My friend Sagar Pandya covers this well in his book, The AI Culture Blueprint. The argument is that culture determines adoption, and that distinction is where most companies fall short.

At CIO Landing, our approach to AI is built around one principle: the final check belongs to a human. We use AI to get to a better answer faster. The human verifies it. That framing matters, because it tells the team that AI is a resource, not a replacement.

A few things change the outcome. Tell people plainly why you are bringing the tool in and what it means for their roles. Vague reassurance reads as a threat, so be specific. Bring a few curious people in early and let them shape how the tool gets used. A tool people helped choose is a tool people defend. Give real training.
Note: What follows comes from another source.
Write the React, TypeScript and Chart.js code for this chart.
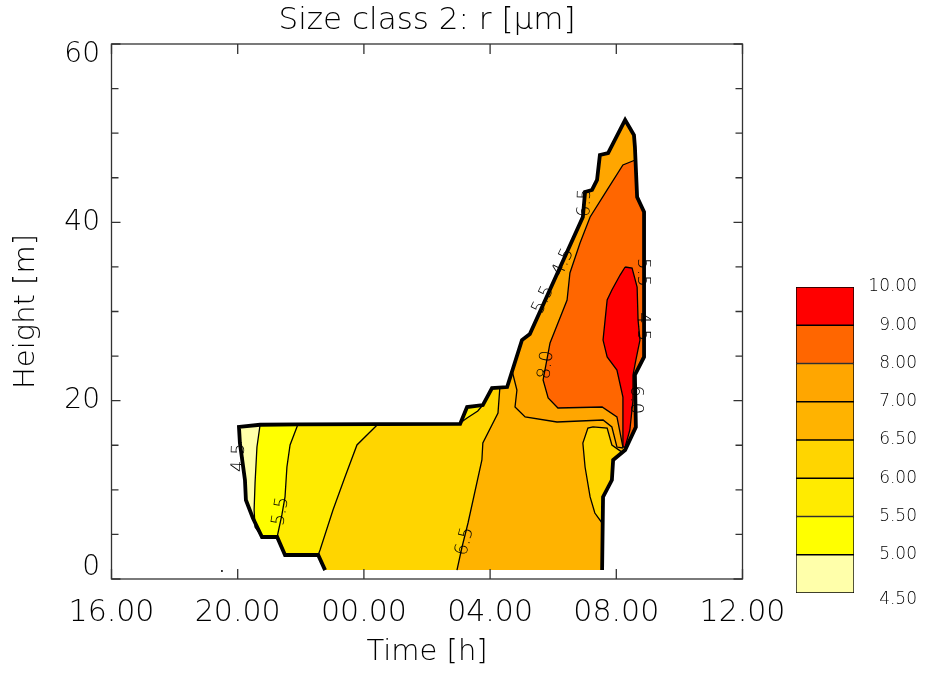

Sixty-three percent of workers say their employer has never provided adequate AI training, and of those who did receive it, 41% described it as a one-time session that was too short and too generic to be useful. Then show an early win that makes someone’s day easier. Value that people feel is different from value that you claim.

The technology is the easy part. Getting a team to trust a change is the work.

Before you spend on the next AI tool, spend on the conversation first. What does your team think this means for them? If you do not know, that is the thing to find out. They have already decided.